A place for prayer and offerings, the Temple of Dendur was built in 15 B.C. by Petronious, the Roman governor of Egypt, along the left bank of the Nile. Spread above the gate and temple entrance are the wings of a sky god, Horus, the deity who personified the entire cosmos and everything within. Horus was an important upholder of Maat, the ancient Egyptian concept of humanly truth, balance, morality, and justice, but also a symbol of the chaos of the universe—an amalgam of the heavens and the natural world. Amelia Edwards, a 191h·century English traveler, wrote in her book, A Thousand Miles Up the Nile, of seeing the temple "half by sunset, half by dust...the rosy half-light of an Egyptian afterglow covers a multitude of sins." Dendur is a testament to permanence: the unyielding foreverness of our actions, our decisions, the world we create, and the world into which we were born, the constancy of our sins that like stone don't deteriorate but rather stay with us always.

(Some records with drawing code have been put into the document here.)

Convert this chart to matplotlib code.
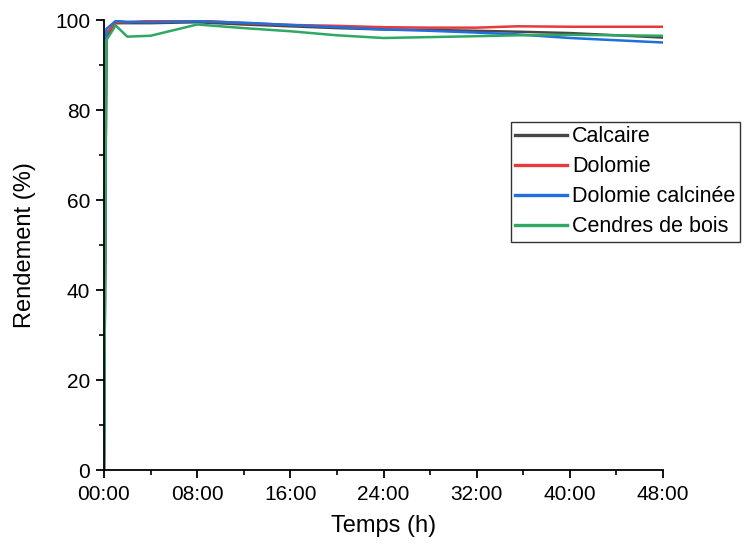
import matplotlib
matplotlib.use("Agg")
import matplotlib.pyplot as plt
from matplotlib.ticker import MultipleLocator, FuncFormatter

plt.rcParams['font.family'] = ['Liberation Sans', 'DejaVu Sans']

# Time (hours) and yield (%) for each additive
hours = [0, 0.2, 1, 2, 4, 8, 12, 16, 20, 24, 28, 32, 35.5, 40, 44, 48]
calcaire = [0, 96.0, 99.3, 99.3, 99.3, 99.5, 99.0, 98.6, 98.2, 97.9, 97.8, 97.6, 97.4, 97.1, 96.6, 96.1]
dolomie = [0, 97.0, 99.5, 99.5, 99.8, 99.9, 99.3, 98.9, 98.7, 98.4, 98.3, 98.3, 98.6, 98.5, 98.5, 98.5]
dolomie_calcinee = [0, 98.0, 99.8, 99.6, 99.5, 99.7, 99.4, 98.9, 98.4, 97.9, 97.6, 97.2, 96.8, 96.0, 95.5, 95.0]
cendres_bois = [0, 95.5, 98.8, 96.3, 96.5, 99.0, 98.2, 97.5, 96.6, 96.0, 96.2, 96.4, 96.6, 96.7, 96.6, 96.5]

series = [
    ("Calcaire", calcaire, "#474747"),
    ("Dolomie", dolomie, "#e8393c"),
    ("Dolomie calcinée", dolomie_calcinee, "#1f6fdc"),
    ("Cendres de bois", cendres_bois, "#2ea862"),
]

fig = plt.figure(figsize=(7.56, 5.46), dpi=100)
ax = fig.add_axes([104 / 756, 1 - 470 / 546, (663 - 104) / 756, (470 - 20) / 546])

for name, vals, color in series:
    ax.plot(hours, vals, color=color, lw=1.8, label=name)

ax.set_xlim(0, 48)
ax.set_ylim(0, 100)
ax.xaxis.set_major_locator(MultipleLocator(8))
ax.xaxis.set_minor_locator(MultipleLocator(4))
ax.yaxis.set_major_locator(MultipleLocator(20))
ax.yaxis.set_minor_locator(MultipleLocator(10))
ax.xaxis.set_major_formatter(FuncFormatter(lambda v, p: f"{int(v):02d}:00"))

for s in ("top", "right"):
    ax.spines[s].set_visible(False)
for s in ("left", "bottom"):
    ax.spines[s].set_linewidth(1.3)
ax.tick_params(which="major", direction="out", length=6, width=1.3, labelsize=15)
ax.tick_params(axis="x", which="major", pad=5)
ax.tick_params(axis="y", which="major", pad=4)
ax.tick_params(which="minor", direction="out", length=3.5, width=1.2)

ax.set_xlabel("Temps (h)", fontsize=17, labelpad=8)
ax.set_ylabel("Rendement (%)", fontsize=17, labelpad=14)

leg = ax.legend(loc="upper left", bbox_to_anchor=(511 / 756, 1 - 122 / 546),
                bbox_transform=fig.transFigure, fontsize=15.5, frameon=True,
                fancybox=False, edgecolor="black", handlelength=2.4,
                handletextpad=0.25, borderpad=0.2, labelspacing=0.42,
                borderaxespad=0)
leg.get_frame().set_linewidth(1.0)
for line in leg.get_lines():
    line.set_linewidth(2.4)

fig.savefig("out.png", dpi=100)
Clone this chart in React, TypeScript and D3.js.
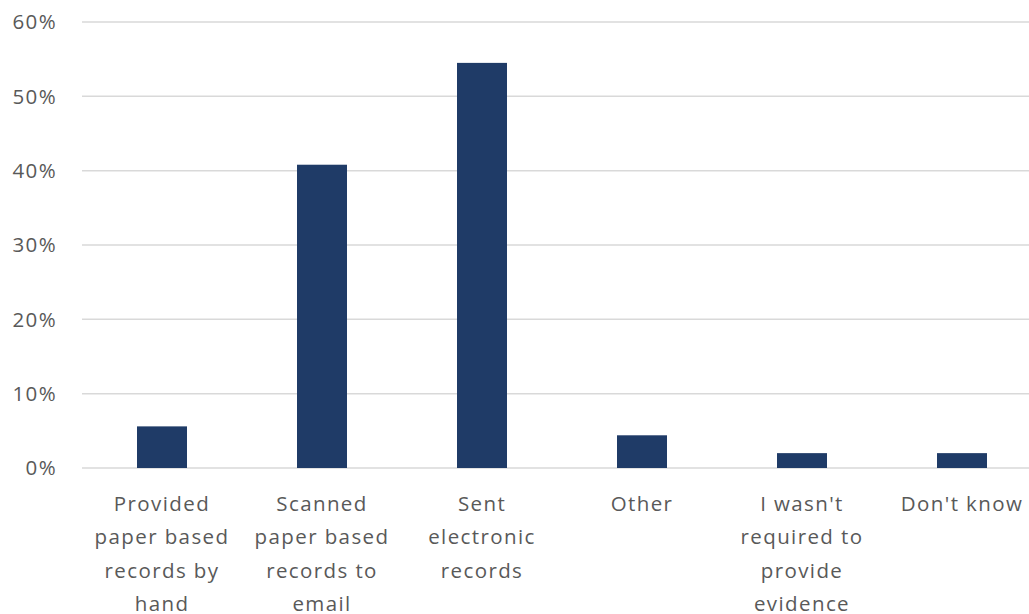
import React from "react";
import * as d3 from "d3";

const categories: string[][] = [
  ["Provided", "paper based", "records by", "hand"],
  ["Scanned", "paper based", "records to", "email"],
  ["Sent", "electronic", "records"],
  ["Other"],
  ["I wasn't", "required to", "provide", "evidence"],
  ["Don't know"],
];
const values: number[] = [0.056, 0.408, 0.545, 0.044, 0.02, 0.02];
const yTicks: number[] = [0, 0.1, 0.2, 0.3, 0.4, 0.5, 0.6];

const W = 1029;
const H = 614;
const FONT = "'Open Sans', sans-serif";
const TEXT = "#595959";

export default function App() {
  const idx = categories.map((_, i) => i);
  const x = d3.scaleBand<number>().domain(idx).range([82, 1042]).paddingInner(0.6875).paddingOuter(0.34375);
  const y = d3.scaleLinear().domain([0, 0.6]).range([468, 22]);
  const fmt = d3.format(".0%");
  const lineH = 33.3;

  return (
    <svg width={W} height={H} style={{ position: "absolute", left: 0, top: 0, background: "#fff" }}>
      {yTicks.map((t) => (
        <g key={t}>
          <line x1={82} x2={W} y1={y(t)} y2={y(t)} stroke="#d9d9d9" strokeWidth={1.5} />
          <text x={57} y={y(t)} dy="0.35em" textAnchor="end" fontFamily={FONT} fontSize={20.5} letterSpacing={1.4} fill={TEXT}>
            {fmt(t)}
          </text>
        </g>
      ))}
      {values.map((v, i) => (
        <rect key={i} x={x(i)} width={x.bandwidth()} y={y(v)} height={y(0) - y(v)} fill="#1f3b67" />
      ))}
      {categories.map((lines, i) => (
        <text key={i} textAnchor="middle" fontFamily={FONT} fontSize={20.5} letterSpacing={1.4} fill={TEXT}>
          {lines.map((l, j) => (
            <tspan key={j} x={(x(i) as number) + x.bandwidth() / 2} y={511 + j * lineH}>
              {l}
            </tspan>
          ))}
        </text>
      ))}
    </svg>
  );
}
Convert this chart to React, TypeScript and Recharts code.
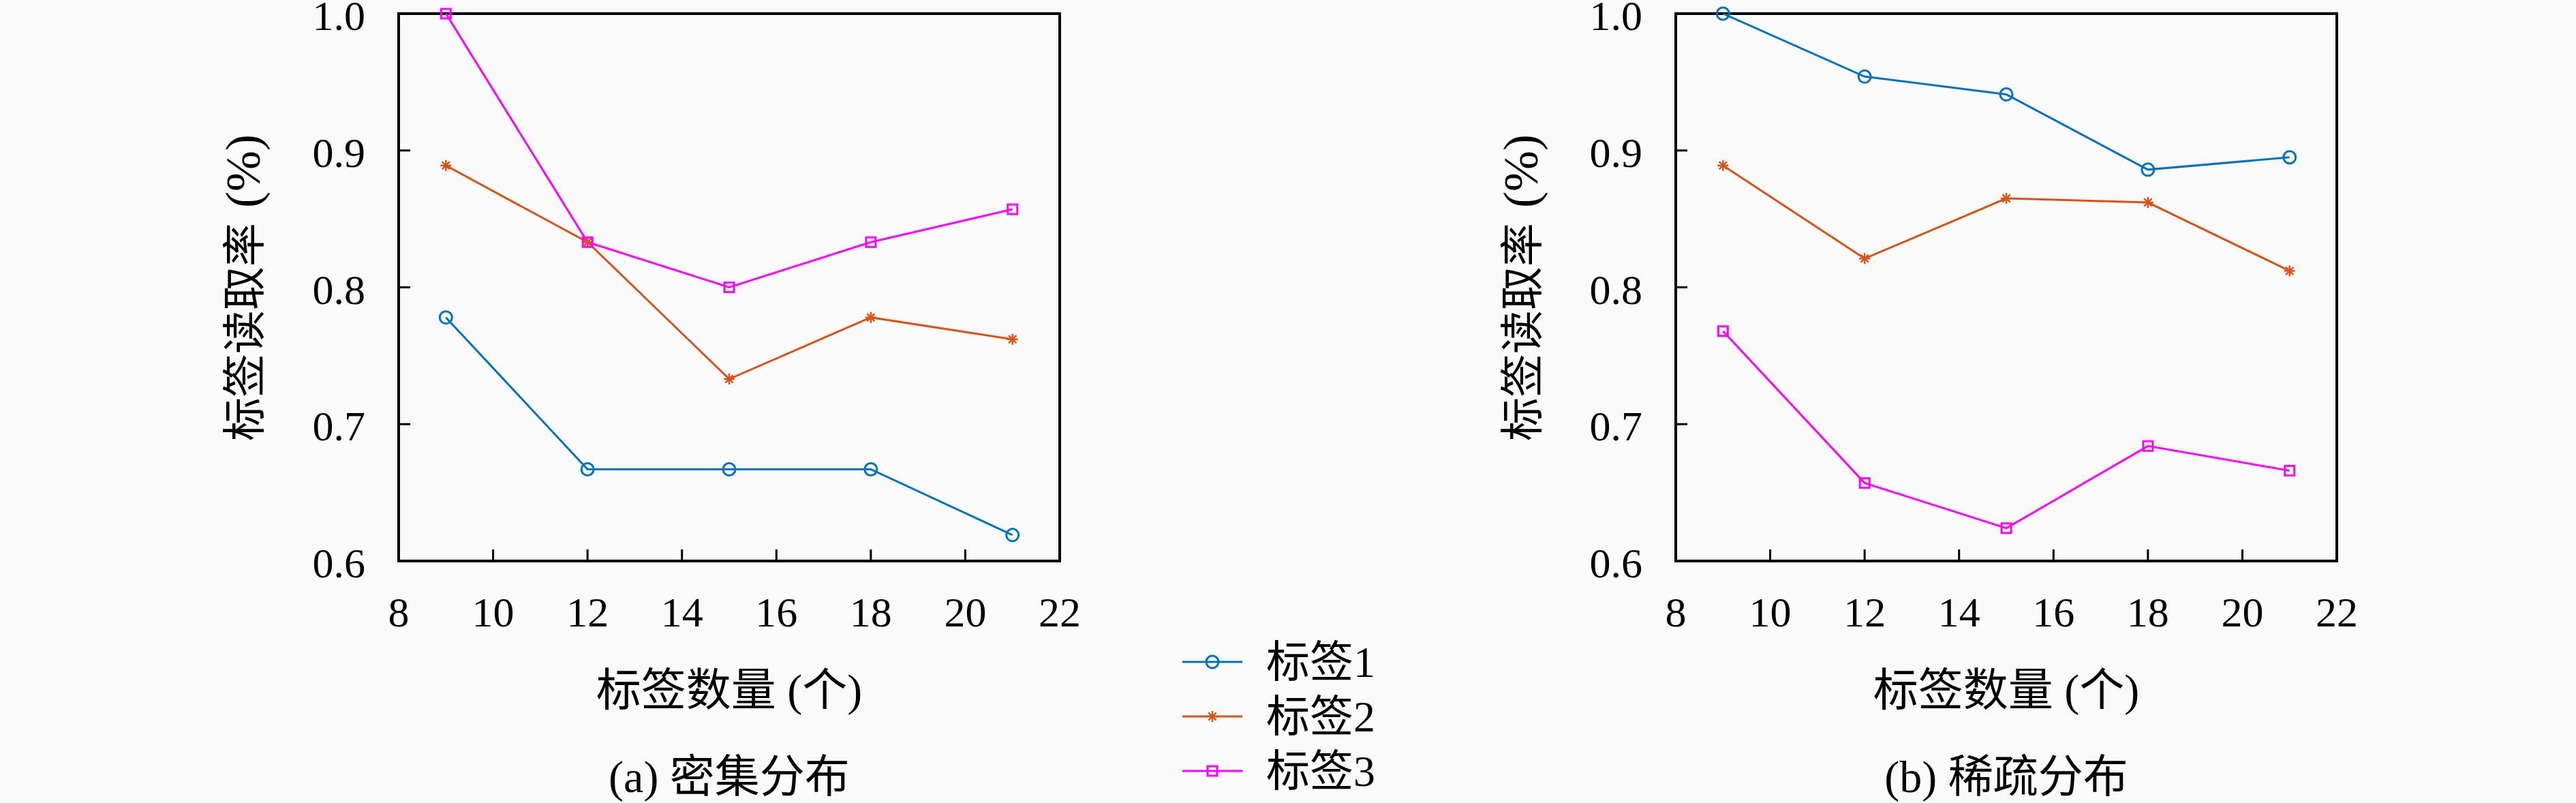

There's perhaps no better place than the perimeter of the temple (now housed in New York's Metropolitan Museum of Art) to be sitting with actress and filmmaker Brit Marling. Her first feature film, Another Earth—which she co-wrote, produced, and stars in—is the story of Rhoda, an MIT-bound astrophysicist who, while drunkenly gazing from her car window at the sudden appearance of a new planet in the sky, crashes head-on into a family car, killing wife and child, leaving behind a broken widower. The planet turns out to be a duplicate Earth in a parallel universe. Several years later, after Rhoda is released from jail, she struggles to live with her guilt and the idea of another her. Soon she begins stalking the man whose family she killed (played with eerie brilliance by William Mapother), and a messy love affair ensues.

"It's breathtaking," the 28-year-old Marling says, staring up at the temple. "It's magnificent. My gosh, this light. When you're living in a city, New York or L.A., you have almost no connection to the sky. In New York, you don't have a connection to the horizon, and in L.A., the smog and the light—everything's just preventing you from connecting with your real place within the cosmos, which is so infinitesimally small. I think that [Another Earth director and co-writer] Mike Cahill and I became obsessed with wanting to tell a story that had something to do with space, with that sense of wonder and mystery."

Cahill and Marling went to school together at Georgetown, then briefly lived in Cuba, where they created the documentary Boxers and Ballerinas, but Earth is their first feature film, and Marling's debut as an actress. Their obsession led them to a good place, as Earth won the Alfred P. Sloan prize for outstanding film with science, technology, or math as a major theme at the 2011 Sundance Film Festival.

"I'm feeling this anxiety about running out of resources on this planet," she says. "I think that's in the collective consciousness, but we don't want to acknowledge it, because we keep going to the Apple store and getting into cabs and living our lives, but it totally seems like the world is falling apart. And collectively we're all thinking, 'Oh my God, escape! What are our options? Is there another resource out there that we can destroy?' But it's like those infinite designs that you lose yourself in in a mosque," she continues, looking from the pond behind us back to the temple. "If there is a finite number of particles in the universe and you shuffle that deck an infinite number of times, you're bound to repeat the same order in the deck. So, with this theory, it's very logical that there—somewhere—is a duplicate Earth."

Earth is a deeply emotional and existential film on the nature of identity and regret, and Marling gives a superb performance punctuated with wrought silences and endearing meditation. At Sundance, Marling also showed Sound of my Voice, yet another film she co-wrote, produced, and stars in, in which she plays the leader of a cult who claims to have traveled back in time from the year 2054. The polymath's film debut is all the more impressive considering Marling was once a double major in Economics and Studio Art with only a vague fantasy of making movies. It was when an internship at Goldman Sachs gave her a harsh dose of reality that she decided, basically, fuck this. "I was just like, Wait. I don't want to get to the end of my life and find out that I haven't lived it with any courage. I think something happens when you're young where you feel like time is forever, and you are forever. And something about that experience—it's like I felt my mortality sitting in that cubicle, on the fucking whatever floor of this massive skyscraper, and I thought, 'Oh my God, I am going to die, and probably really soon if I stay here." So she moved into a house in Silver Lake, California, with the directors and co-writers of both the films she showed at Sundance, and got to work.

"I spend a lot of time sitting in a chair, looking out a window, just daydreaming about the conditions or circumstances of the story until it begins to feel real, until it begins not to feel separate from me anymore," Marling says. " I feel like I have to keep going because I haven't been true enough, authentic enough, I haven't gotten close enough to what it's like at the center of a violin performance or a dance or a story, when you feel something unlock. It's not a bad kind of dissatisfaction, I still take so much joy in what I'm doing. I love it. And there's something about not ever quite getting at the center that is actually really beautiful and invigorating, and makes you love being alive. I guess if you could get at the center, you'd feel done, it would be over."

The morning light hits the temple. It's the same color as Marling's hair. She looks back at the pond behind us and asks if we should make a wish. We don't have any coins, so she tears a dollar in half, hands one to me, and closes her eyes. "I've got a good one," she says, and throws it in the water.